Live to eat, or eat to live?

I just realised I am now eating to live. And predominantly in our society we live to eat. Which I don’t have a problem about. I like food and enjoy experimenting, savouring and sharing the experience of good food.

However, now that food is more than a bit repetitive, has to be eked out and includes no real treats, I’m becoming aware how much more than physical sustenance food has always been in my head – comfort, reward, healing, social interaction, social belonging, reassurance, substitute – to name but a few! When you think that most people in the world have no choice but to eat purely to live, and don’t have the choices in what they eat that I have even during this fast – well, you have to wonder. Someone sent a comment advertising a weight loss programme – do you know what I’m thinking, it’s no wonder so many of us need to lose weight when we are using food to do so many jobs for us! What do you think?

I did have a lovely salad yesterday – the last half beetroot, half a potato and an apple, with pickled ash keys, roasted hazelnuts and a variety of weed leaves, garnished with Calendula  (marigold) petals (I’ve had some flowering away in the greenhouse all winter). Some nice garlic mustard coming up on the edge of the car park at Perth College, which went in. Back to chicken and spinach for dinner!

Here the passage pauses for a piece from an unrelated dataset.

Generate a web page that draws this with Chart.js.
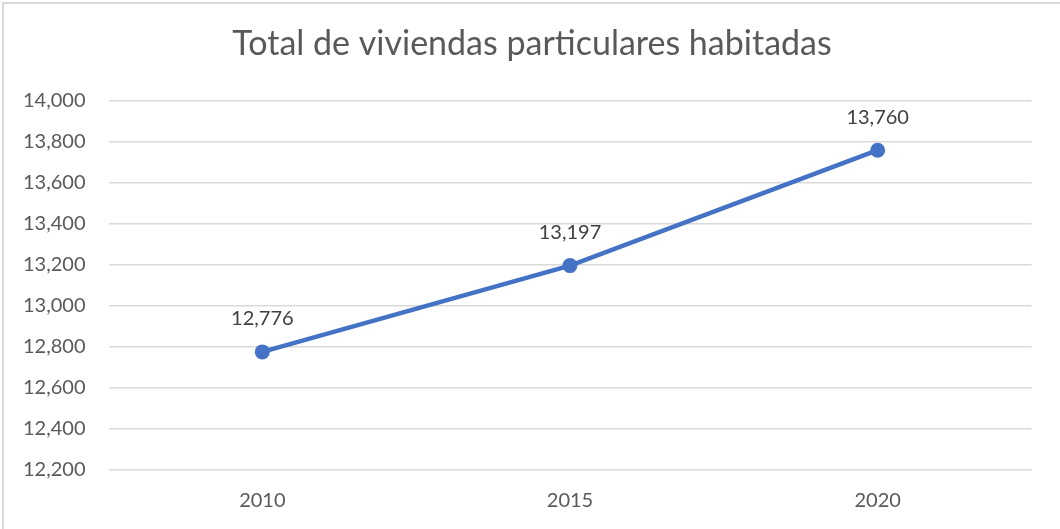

Second batch of curd cheese much better than the first; but the sap has stopped rising in the sycamore because its uncompromisingly cold still. Negotiating with one of my students who’s a keen fisherman for a fish in return for the ruff feather from a cockerel (for fly-tying). Starting to hate herbal teas with a vengeance! TINY little shoots appearing on my white peppermint – hurry up! it might not be rooibos, but I can live with it…

Predominantly spinch soup for lunch. Hmmm. Well it was OK for Popeye.